Susan Bratton: That’s a lot of running. And I’m thinking you’re kind of in your early to mid-thirties. How old are you? I don’t know.
Brian Morrissey: I’m 34.
Susan Bratton: 34, yeah. That’s about right. So, are you noticing any changes? Or do you feel like you’re still in your massive prime around marathons?
Brian Morrissey: You know, I don’t think I am anymore. I thought I would continue to, but I don’t think I am anymore. I don’t know, I think it takes longer to recover.
Susan Bratton: Mm hmm.
Brian Morrissey: And you know you get busier at work, and it gets harder.
Susan Bratton: Now I don’t know if you’re single, married… what’s your relationship status?
Brian Morrissey: [laughs] I’m unmarried.
Susan Bratton: Okay.
Brian Morrissey: Yeah, but I have a girlfriend.
Susan Bratton: Aha! And how long has this been going on?
Brian Morrissey: About a year and a half.
Susan Bratton: And it’s feeling pretty good?
Brian Morrissey: Ah, yes.
Susan Bratton: Hmm, that was very… “YES!” Now did you say that just because you think she’ll listen to the show? Or did you tell me the truth?
Brian Morrissey: I told you the truth.
Susan Bratton: [laughs] I love it. Well that’s great! How exciting for you. I’m pleased. Now there are some weird things you told me about yourself. First of all, one is that you eat a lot of bananas. Is it for the potassium for the running? Or what, are you just like “Monkey Boy”, Freak? What is it?

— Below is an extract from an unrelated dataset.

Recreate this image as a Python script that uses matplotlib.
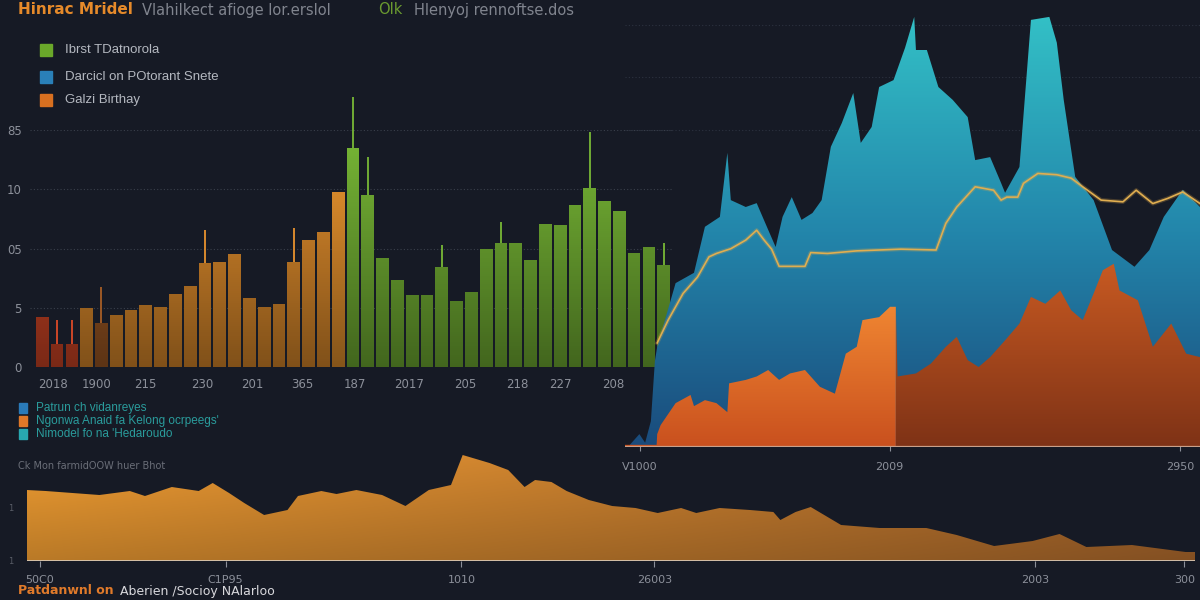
import numpy as np
import matplotlib
matplotlib.use("Agg")
import matplotlib.pyplot as plt
from matplotlib.colors import LinearSegmentedColormap, to_rgb
from matplotlib.patches import PathPatch, Rectangle
from matplotlib.path import Path

# ---------------- data ----------------
warm_vals = [4.2, 1.9, 1.9, 5.0, 3.7, 4.4, 4.8, 5.2, 5.1, 6.2, 6.8,
             8.8, 8.9, 9.5, 5.8, 5.1, 5.3, 8.9, 10.7, 11.4, 14.8]
green_vals = [18.5, 14.5, 9.2, 7.3, 6.1, 6.1, 8.4, 5.6, 6.3, 10.0, 10.5,
              10.5, 9.0, 12.1, 12.0, 13.7, 15.1, 14.0, 13.2, 9.6, 10.1, 8.6]
spike_idx = [1, 2, 4, 11, 17, 21, 22, 27, 31, 37, 42]
spike_top = [4.0, 4.0, 6.75, 11.6, 11.7, 22.8, 17.7, 10.3, 12.2, 19.8, 10.5]
bar_ticks = [0.72, 3.7, 6.94, 10.8, 14.2, 17.6, 21.1, 24.8, 28.6, 32.1, 35.0, 38.6]
bar_labels = ["2018", "1900", "215", "230", "201", "365", "187", "2017",
              "205", "218", "227", "208"]
bar_yticks = [0, 5, 10, 15, 20]
bar_ylabels = ["0", "5", "05", "10", "85"]

teal_x = [0.5, 2.5, 3.5, 4.5, 5.2, 5.6, 8.8, 12.0, 13.9, 16.5, 17.8, 18.4, 21.0, 22.9,
          24.9, 26.2, 27.4, 29.0, 30.7, 32.6, 34.2, 35.8, 37.7, 39.7, 41.0, 42.9,
          44.2, 46.7, 48.7, 50.3, 50.6, 52.5, 54.5, 57.0, 59.6, 60.9, 63.5, 65.4,
          66.1, 68.6, 70.6, 73.8, 75.1, 76.3, 78.3, 81.5, 84.7, 88.6, 91.2, 93.7,
          97.0, 100]
teal_y = [0, 3, 1, 6, 20, 23.3, 38.1, 40.5, 51.2, 53.5, 68.4, 57.4, 55.8, 56.7,
          50.5, 46.5, 53.5, 58.1, 52.8, 54.4, 57.4, 69.8, 75.3, 82.3, 70.7, 74.4,
          83.7, 85.3, 92.8, 100, 92.3, 92.3, 83.7, 80.7, 76.7, 66.7, 67.4, 61.4,
          59.1, 65.1, 99.3, 100, 94, 80.7, 62.8, 57.4, 45.8, 41.9, 45.8, 53.5,
          59.8, 55.8]
orange_x = [0, 5.5, 5.6, 6.2, 8.8, 11.4, 12.0, 13.9, 15.9, 17.8, 18.1, 21.0, 22.9,
            24.9, 26.8, 28.7, 31.3, 33.9, 36.5, 38.4, 40.3, 41.3, 44.2, 46.1, 47.1,
            47.4, 50.6, 53.2, 55.8, 57.7, 59.6, 61.5, 63.5, 66.1, 68.6, 70.6, 73.1,
            75.7, 77.6, 79.6, 81.5, 83.1, 85.0, 86.0, 89.2, 91.8, 95.0, 97.6, 100]
orange_y = [0.5, 0.5, 3.0, 5.1, 10.2, 12.1, 9.5, 10.9, 10.2, 8.1, 14.8, 15.6, 16.4,
            17.9, 15.6, 17.1, 17.9, 14.0, 12.4, 21.7, 23.3, 29.5, 30.2, 32.6, 32.6,
            16.4, 17.1, 19.4, 23.3, 25.6, 20.2, 18.6, 20.9, 24.8, 28.7, 34.9, 33.3,
            36.4, 31.8, 29.5, 35.7, 41.1, 42.6, 36.4, 34.1, 23.3, 28.7, 21.7, 20.9]
gold_x = [5.6, 7.5, 10.1, 12.6, 14.6, 15.9, 18.4, 21.0, 22.9, 24.2, 25.5, 26.8, 29.4,
          31.3, 32.3, 35.2, 40.3, 48.0, 54.1, 55.8, 57.7, 60.9, 64.1, 65.4, 66.4,
          68.3, 69.3, 71.8, 75.1, 77.6, 79.6, 82.8, 86.6, 88.9, 91.8, 94.4, 97.0, 100]
gold_y = [24.2, 29.5, 35.7, 39.5, 44.2, 45.0, 46.1, 48.1, 50.4, 48.1, 46.0, 42.0, 42.0,
          42.0, 45.2, 45.0, 45.6, 46.0, 45.8, 52.0, 55.8, 60.5, 59.7, 57.4, 58.1,
          58.1, 61.3, 63.6, 63.3, 62.5, 60.5, 57.4, 57.0, 59.7, 56.6, 57.8, 59.3, 56.6]
right_ticks = [2.6, 46.0, 96.5]
right_labels = ["V1000", "2009", "2950"]

bottom_x = [0, 1.6, 6.2, 8.8, 10.1, 12.4, 14.7, 15.9, 17.3, 18.6, 20.3, 22.3, 23.2,
            25.2, 26.5, 28.2, 30.4, 32.4, 34.4, 36.3, 37.3, 39.6, 41.2, 42.6, 43.5,
            44.9, 46.2, 48.1, 50.1, 52.1, 54.0, 56.0, 57.3, 59.3, 61.9, 63.9, 64.5,
            65.8, 67.1, 69.7, 73.0, 77.0, 79.6, 82.8, 86.1, 88.4, 90.7, 94.6, 99.2, 100]
bottom_y = [71, 70, 66, 70, 65, 74, 70, 78, 68, 58, 46, 51, 65, 70, 67, 71, 66, 55,
            71, 76, 106, 98, 91, 74, 81, 79, 70, 61, 55, 53, 48, 53, 48, 53, 51, 49,
            41, 49, 54, 36, 33, 33, 26, 15, 20, 27, 14, 16, 9, 9]
bottom_ticks = [1.1, 17.0, 37.2, 53.7, 86.3, 99.1]
bottom_labels = ["50C0", "C1P95", "1010", "26003", "2003", "300"]

BG = "#161a25"
TICK = "#8c909a"


def grad_fill(ax, x, y, colors, ymax, z):
    coll = ax.fill_between(x, 0, y, lw=0, color="none")
    path = coll.get_paths()[0]
    coll.remove()
    patch = PathPatch(path, transform=ax.transData, fc="none", ec="none")
    ax.add_patch(patch)
    cmap = LinearSegmentedColormap.from_list("g", colors)
    img = ax.imshow(np.linspace(0, 1, 256).reshape(-1, 1), cmap=cmap, origin="lower",
                    aspect="auto", extent=[min(x), max(x), 0, ymax], zorder=z)
    img.set_clip_path(patch)


fig = plt.figure(figsize=(12, 6), dpi=100, facecolor=BG)

# ---------------- bar panel ----------------
ax1 = fig.add_axes([30 / 1200, 1 - 367 / 600, 642 / 1200, 237 / 600])
ax1.set_facecolor("none")
vals = warm_vals + green_vals
idx = np.arange(len(vals))
cols = []
for i in range(len(vals)):
    if i < 3:
        cols.append("#dc4a28")
    elif i == 4:
        cols.append("#a85e26")
    elif i < len(warm_vals):
        cols.append("#e8922e")
    else:
        cols.append("#78b836")
cols[20] = "#f29a30"
bars = ax1.bar(idx, vals, width=0.86, color=cols, zorder=3)
ax1.vlines(spike_idx, 0, spike_top, color=[cols[i] for i in spike_idx], lw=1.3,
           zorder=2, clip_on=False)
# darker toward the base
paths = [b.get_path().transformed(b.get_patch_transform()) for b in bars]
cpatch = PathPatch(Path.make_compound_path(*paths), transform=ax1.transData,
                   fc="none", ec="none")
ax1.add_patch(cpatch)
shade = np.zeros((256, 1, 4))
shade[:, 0, 3] = np.linspace(0.45, 0.0, 256)
im = ax1.imshow(shade, origin="lower", aspect="auto", extent=[-1, 43, 0, 20], zorder=4)
im.set_clip_path(cpatch)
ax1.set_xlim(-0.83, 42.56)
ax1.set_ylim(0, 20)
ax1.set_yticks(bar_yticks, bar_ylabels)
ax1.set_xticks(bar_ticks, bar_labels)
ax1.tick_params(length=0, colors=TICK, labelsize=8.5)
ax1.tick_params(axis="x", pad=8)
ax1.tick_params(axis="y", pad=6)
ax1.yaxis.grid(True, color="#3a404c", ls=(0, (1, 2)), lw=0.8)
ax1.set_axisbelow(True)
for s in ax1.spines.values():
    s.set_visible(False)

# ---------------- right area panel ----------------
ax2 = fig.add_axes([625 / 1200, 1 - 447 / 600, 575 / 1200, 437 / 600])
ax2.set_facecolor("none")
for gy in [98, 86, 73.7]:
    ax2.axhline(gy, color="#2c3240", ls=(0, (1, 2)), lw=0.8, zorder=1)
grad_fill(ax2, teal_x, teal_y, ["#1a4b7c", "#2386ab", "#33c0c6"], 100, 2)
split = orange_x.index(47.1) + 1
grad_fill(ax2, orange_x[:split], orange_y[:split], ["#c9501e", "#f08632"], 33, 3)
grad_fill(ax2, orange_x[split - 1:], orange_y[split - 1:], ["#7e3216", "#c85a22"], 43, 3)
ax2.plot(gold_x, gold_y, color="#e0a84a", lw=3, alpha=0.25, zorder=4)
ax2.plot(gold_x, gold_y, color="#e0ae50", lw=1.2, zorder=5)
ax2.axhline(0, color="#c9a08a", lw=1.6, zorder=6)
ax2.set_xlim(0, 100)
ax2.set_ylim(0, 101.6)
ax2.set_xticks(right_ticks, right_labels)
ax2.set_yticks([])
ax2.tick_params(axis="x", colors=TICK, labelsize=8, direction="inout", length=6, pad=8)
for s in ax2.spines.values():
    s.set_visible(False)

# ---------------- bottom area panel ----------------
ax3 = fig.add_axes([27 / 1200, 1 - 561 / 600, 1168 / 1200, 112 / 600])
ax3.set_facecolor("none")
coll = ax3.fill_between(bottom_x, 0, bottom_y, lw=0, color="none")
bpath = coll.get_paths()[0]
coll.remove()
bpatch = PathPatch(bpath, transform=ax3.transData, fc="none", ec="none")
ax3.add_patch(bpatch)
left_c = np.array(to_rgb("#ee9c32"))
right_c = np.array(to_rgb("#a8662c"))
s = np.linspace(0, 1, 300)
t = np.linspace(0, 1, 120)
rgb = left_c[None, None, :] * (1 - s[None, :, None]) + right_c[None, None, :] * s[None, :, None]
rgb = rgb * (0.78 + 0.22 * t[:, None, None])
img = ax3.imshow(np.clip(rgb, 0, 1), origin="lower", aspect="auto",
                 extent=[0, 100, 0, 106], zorder=2)
img.set_clip_path(bpatch)
ax3.axhline(0, color="#d8c8b4", lw=2, zorder=3)
ax3.set_xlim(0, 100)
ax3.set_ylim(0, 112)
ax3.set_xticks(bottom_ticks, bottom_labels)
ax3.set_yticks([0, 54], ["1", "1"])
ax3.tick_params(axis="x", colors=TICK, labelsize=8, length=4, pad=6)
ax3.tick_params(axis="y", colors="#5a5e68", labelsize=6, length=0, pad=10)
for sp in ax3.spines.values():
    sp.set_visible(False)

# ---------------- texts ----------------
fig.text(18 / 1200, 1 - 10 / 600, "Hinrac Mridel", color="#e68a2a", fontsize=11,
         fontweight="bold", va="center")
fig.text(142 / 1200, 1 - 10 / 600, "Vlahilkect afioge lor.erslol", color="#80848e",
         fontsize=10.5, va="center")
fig.text(378 / 1200, 1 - 10 / 600, "Olk", color="#6a9a30", fontsize=10.5, va="center")
fig.text(414 / 1200, 1 - 10 / 600, "Hlenyoj rennoftse.dos", color="#80848e",
         fontsize=10.5, va="center")

legend_items = [("Ibrst TDatnorola", "#6aa82a", 50),
                ("Darcicl on POtorant Snete", "#2a80b8", 77),
                ("Galzi Birthay", "#d87020", 100)]
for label, c, py in legend_items:
    fig.add_artist(Rectangle((40 / 1200, 1 - (py + 6) / 600), 12 / 1200, 12 / 600,
                             transform=fig.transFigure, color=c))
    fig.text(65 / 1200, 1 - py / 600, label, color="#b4b8c0", fontsize=9.5,
             family="Liberation Sans", va="center")

sub_items = [("Patrun ch vidanreyes", "#2a7ab8", 408),
             ("Ngonwa Anaid fa Kelong ocrpeegs'", "#e07828", 421),
             ("Nimodel fo na 'Hedaroudo", "#28a8b0", 434)]
for label, c, py in sub_items:
    fig.add_artist(Rectangle((19 / 1200, 1 - (py + 5) / 600), 8 / 1200, 10 / 600,
                             transform=fig.transFigure, color=c))
    fig.text(36 / 1200, 1 - py / 600, label, color="#2a9c9c", fontsize=8.5,
             family="Liberation Sans", va="center")

fig.text(18 / 1200, 1 - 466 / 600, "Ck Mon farmidOOW huer Bhot", color="#6a6e78",
         fontsize=7, va="center")
fig.text(18 / 1200, 1 - 591 / 600, "Patdanwnl on", color="#e07a2a", fontsize=9,
         fontweight="bold", va="center")
fig.text(120 / 1200, 1 - 591 / 600, "Aberien /Socioy NAlarloo", color="#d8d8dc",
         fontsize=9, va="center")

fig.savefig("out.png", dpi=100, facecolor=BG)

Brian Morrissey: Well no, I would say it’s the running. I think a lot of runners eat a lot of bananas, but I like to have like three a day.

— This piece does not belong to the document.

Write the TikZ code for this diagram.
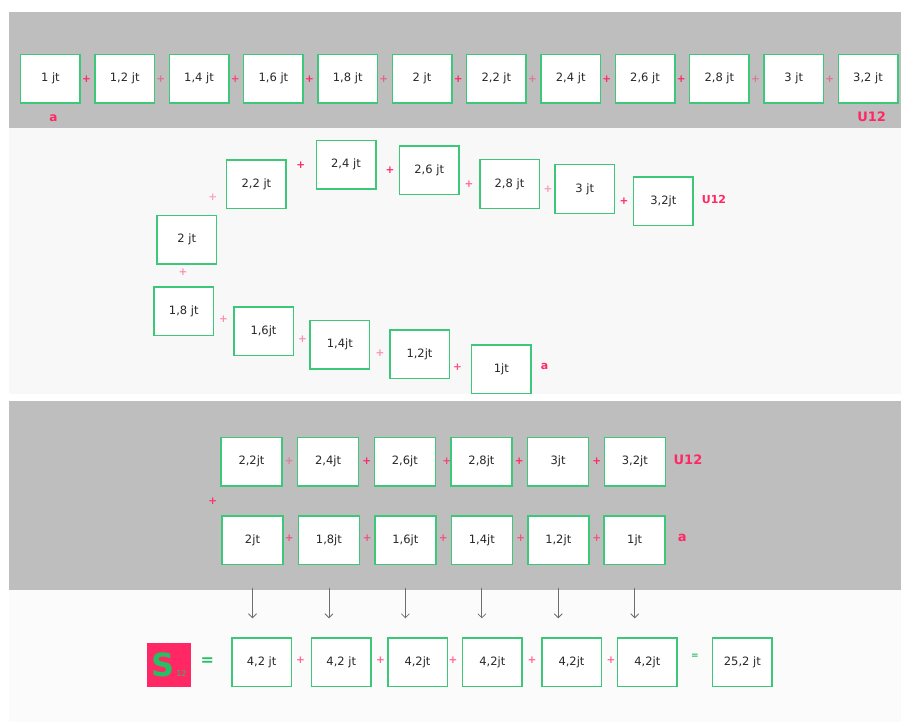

Susan Bratton: Okay. That is a lot. And you don’t have to… Clearly you’re not worried about your weight.
Brian Morrissey: And they’re very handy. You know someone at his keyboard all day, other fruit you get all over your hands, but bananas come… you know they have a sheath and you don’t get your hands all messy and you can put it to the side and type. It’s a handy fruit.
Susan Bratton: The packaging is perfect.
Brian Morrissey: Yeah.
Susan Bratton: Yeah, it’s good packaging.
Brian Morrissey: I have one right now.
Susan Bratton: [laughs] Wait till the show’s over to eat it. [laughs] So, another quirky thing about you… you just… there are a couple of quirky things about you. I’m sure there’s a lot more. These are just the ones you were willing to give up to me. One is that you have acrophobia.
Brian Morrissey: Acrophobia?
Susan Bratton: Yeah, you’re afraid of heights.
Brian Morrissey: Oh, oh, okay. Yeah, I don’t even have my vocabulary.
Susan Bratton: How did you get that? Were you born afraid of heights?
Brian Morrissey: I mean it’s not like extreme. I just wouldn’t want to be like on a fire escape, for example.
Susan Bratton: Okay.
Brian Morrissey: So, I mean I don’t feel comfortable with that. But it’s not like I wouldn’t go on like a roof deck or something.
Susan Bratton: So it’s not a hugely limiting thing for you.
Brian Morrissey: No. It doesn’t affect me. I’m probably not even technically scared of heights. Maybe I just don’t… I prefer not to be, I don’t know, in precarious situations.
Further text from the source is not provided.